Apart from commemoration ceremonies to the republic's first president, ceremonies at the graves of those killed in the war in the late 1990s, and a public concert, the capital of Pristina held no state-funded celebrations, Mayor Spend Ahmeti stating that "there is no money" for such events.
Over the last year, tens of thousands of Albanians have fled the region due to increasingly difficult conditions at home, up to 50,000 leaving since December alone. With the majority heading for the countries of the European Union, things have gotten so bad that Germany and Austria have deployed special border control agents at the Hungarian-Serbian border in order to try and stem the flow, Italy's ANSA explains. It is expected that most of the estimated 20,000 heading for Germany will be deported home following quarantine.
"I am so disappointed with my own place, I just want to leave," a man named Bislim told AP. His brother Mirsad, supportive of Bislim's decision, added that "they just want to get out of this filthy place." Another man, a young engineer named Fatos, told Radio Free Europe that "there is no chance for to get a job because everything here depends on having influential connections."
Political analyst Dukagjin Gorani told AP that among the main cause of the present calamity is that the Kosovo Liberation Army officers who have since taken up top positions have "systematically robbed and enslaved in the name of liberation."
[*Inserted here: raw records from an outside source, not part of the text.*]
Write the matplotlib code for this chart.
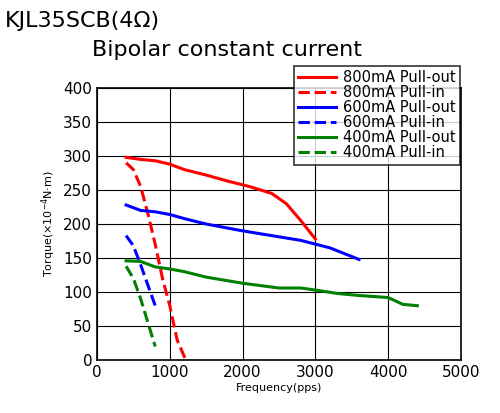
import matplotlib.pyplot as plt

# данные
x_800_out = [400, 600, 800, 1000, 1200, 1500, 1800, 2100, 2400, 2600, 2800, 3000]
y_800_out = [298, 295, 293, 288, 280, 272, 263, 255, 245, 230, 205, 178]
x_800_in = [400, 500, 600, 700, 800, 900, 1000, 1100, 1220]
y_800_in = [290, 280, 255, 215, 170, 120, 80, 30, 0]
x_600_out = [400, 600, 800, 1000, 1200, 1500, 2000, 2400, 2800, 3200, 3600]
y_600_out = [228, 220, 218, 214, 208, 200, 190, 183, 176, 165, 148]
x_600_in = [400, 500, 600, 700, 800]
y_600_in = [183, 168, 140, 110, 80]
x_400_out = [400, 600, 800, 1000, 1200, 1500, 2000, 2500, 2800, 3000, 3300, 3600, 4000, 4200, 4400]
y_400_out = [146, 145, 137, 134, 130, 122, 113, 106, 106, 103, 98, 95, 92, 82, 80]
x_400_in = [400, 500, 600, 700, 800]
y_400_in = [138, 120, 90, 55, 20]

fig = plt.figure(figsize=(5, 4.13), dpi=100)
ax = fig.add_axes([0.194, 0.128, 0.728, 0.659])

ax.plot(x_800_out, y_800_out, color="red", lw=2.2, label="800mA Pull-out")
ax.plot(x_800_in, y_800_in, color="red", lw=2.2, ls="--", label="800mA Pull-in")
ax.plot(x_600_out, y_600_out, color="blue", lw=2.2, label="600mA Pull-out")
ax.plot(x_600_in, y_600_in, color="blue", lw=2.2, ls="--", label="600mA Pull-in")
ax.plot(x_400_out, y_400_out, color="green", lw=2.2, label="400mA Pull-out")
ax.plot(x_400_in, y_400_in, color="green", lw=2.2, ls="--", label="400mA Pull-in")

ax.set_xlim(0, 5000)
ax.set_ylim(0, 400)
ax.set_xticks(range(0, 5001, 1000))
ax.set_yticks(range(0, 401, 50))
ax.grid(True, color="black", lw=0.8)
ax.tick_params(labelsize=11, length=0)
for s in ax.spines.values():
    s.set_linewidth(1.2)
ax.set_xlabel("Frequency(pps)", fontsize=8, labelpad=2)
ax.set_ylabel("Torque(×10$^{-4}$N·m)", fontsize=8)

fig.text(0.01, 0.935, "KJL35SCB(4Ω)", fontsize=16)
fig.text(0.185, 0.865, "Bipolar constant current", fontsize=16)

leg = fig.legend(loc="upper right", bbox_to_anchor=(0.935, 0.858), fontsize=10.5,
                 frameon=True, fancybox=False, edgecolor="black",
                 handlelength=2.6, handletextpad=0.5, labelspacing=0.0, borderpad=0.3)
leg.get_frame().set_linewidth(1.2)

fig.savefig("out.png")
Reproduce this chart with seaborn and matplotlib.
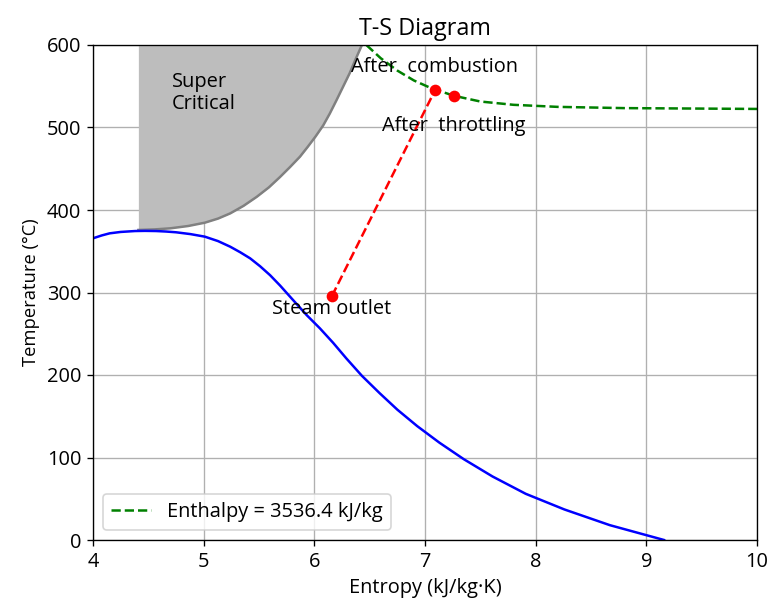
import numpy as np
import pandas as pd
import matplotlib
matplotlib.use("Agg")
import matplotlib.pyplot as plt
import seaborn as sns

# Saturation dome of water (entropy kJ/kg·K vs temperature °C)
sat_s = [4.00, 4.08, 4.15, 4.25, 4.38, 4.47, 4.57, 4.66, 4.75, 4.88, 5.01, 5.13, 5.24,
         5.33, 5.42, 5.51, 5.60, 5.69, 5.78, 5.93, 6.05, 6.17, 6.29, 6.43, 6.59,
         6.75, 6.93, 7.13, 7.35, 7.61, 7.91, 8.26, 8.67, 9.16]
sat_T = [365.7, 369.2, 371.7, 373.4, 374.5, 374.7, 374.5, 373.9, 373.0, 370.8, 367.7,
         362.3, 355.5, 348.8, 341.4, 331.8, 321.0, 308.5, 295.0, 272.7, 256.6, 239,
         220, 199, 178, 158, 138, 118, 98, 77, 56, 37, 18, 0]

# Critical isobar bounding the supercritical region
crit_s = [4.41, 4.56, 4.70, 4.86, 5.01, 5.13, 5.24, 5.36, 5.48, 5.59, 5.69, 5.78,
          5.87, 5.94, 6.01, 6.08, 6.14, 6.20, 6.26, 6.32, 6.37, 6.43]
crit_T = [375.8, 376.5, 377.8, 380.6, 384.6, 389.6, 395.9, 405.0, 416, 427.5, 440,
          452.0, 464.6, 476.5, 488.9, 502.5, 517, 533, 549.5, 566.0, 581.8, 600]

# Constant-enthalpy line
enthalpy = 3536.4
h_s = [6.47, 6.60, 6.75, 6.90, 7.05, 7.26, 7.50, 7.80, 8.20, 8.80, 9.40, 10.00]
h_T = [600, 584, 569, 557, 548, 538.5, 531.5, 527.5, 525, 523.5, 523, 522.5]

# Process states
state_names = ["Steam outlet", "After  combustion", "After  throttling"]
state_s = [6.16, 7.09, 7.26]
state_T = [296, 545, 538]

x_ticks = [4, 5, 6, 7, 8, 9, 10]
y_ticks = [0, 100, 200, 300, 400, 500, 600]

plt.rcParams["font.family"] = ["Open Sans", "DejaVu Sans"]
fs = 12
fig = plt.figure(figsize=(770 / 120, 601 / 120), dpi=120)
ax = fig.add_axes([93 / 770, 61 / 601, 664 / 770, 495 / 601])

# Supercritical region
ax.fill_between(crit_s, crit_T, 600, color="#bdbdbd", linewidth=0)
sns.lineplot(x=crit_s, y=crit_T, ax=ax, color="gray", linewidth=1.5,
             estimator=None, sort=False)

# Saturation curve
sns.lineplot(x=sat_s, y=sat_T, ax=ax, color="blue", linewidth=1.5,
             estimator=None, sort=False)

# Enthalpy line
sns.lineplot(x=h_s, y=h_T, ax=ax, color="green", linewidth=1.5,
             linestyle="--", estimator=None, sort=False,
             label=f"Enthalpy = {enthalpy} kJ/kg")

# Expansion path from steam outlet to after combustion
sns.lineplot(x=state_s[:2], y=state_T[:2], ax=ax, color="red", linewidth=1.5,
             linestyle="--", estimator=None, sort=False)
ax.plot(state_s, state_T, "o", color="red", markersize=6, zorder=5)

ax.text(state_s[0], state_T[0] - 4, state_names[0], ha="center", va="top", fontsize=fs)
ax.text(state_s[1], state_T[1] + 16, state_names[1], ha="center", va="bottom", fontsize=fs)
ax.text(state_s[2], state_T[2] - 24, state_names[2], ha="center", va="top", fontsize=fs)
ax.text(4.71, 542, "Super\nCritical", ha="left", va="center", fontsize=fs,
        linespacing=1.15)

ax.set_xlim(4, 10)
ax.set_ylim(0, 600)
ax.set_xticks(x_ticks)
ax.set_yticks(y_ticks)
ax.grid(True, color="#b0b0b0", linewidth=0.8)
ax.set_axisbelow(True)
ax.set_xlabel("Entropy (kJ/kg·K)", fontsize=fs)
ax.set_ylabel("Temperature (°C)", fontsize=11)
ax.set_title("T-S Diagram", fontsize=14)
ax.tick_params(labelsize=fs)
ax.legend(loc="lower left", fontsize=fs)

fig.savefig("out.png", dpi=120)
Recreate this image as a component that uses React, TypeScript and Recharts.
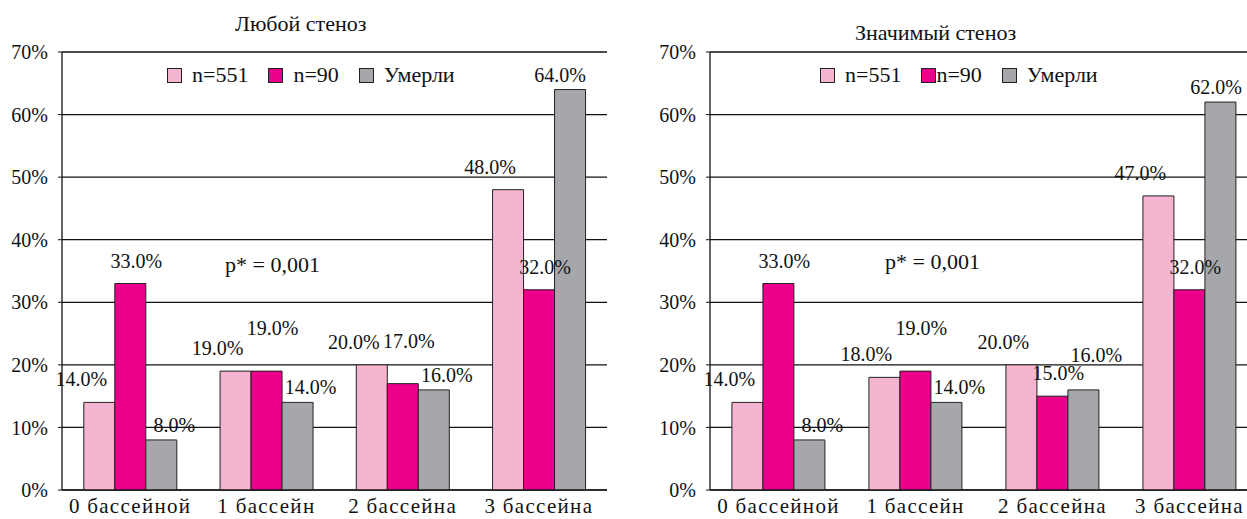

Serbia and Kosovo saw a normalization of relations in April 2013 under a EU-negotiated deal, although Serbia, along with over 80 countries around the world, continues to reject the territory's claim to independence. A 78-day NATO bombing campaign forced Serbia to surrender the region in 1999 following a bloody war between Serbian military and Albanian separatists which led to the deaths of over 13,000 people.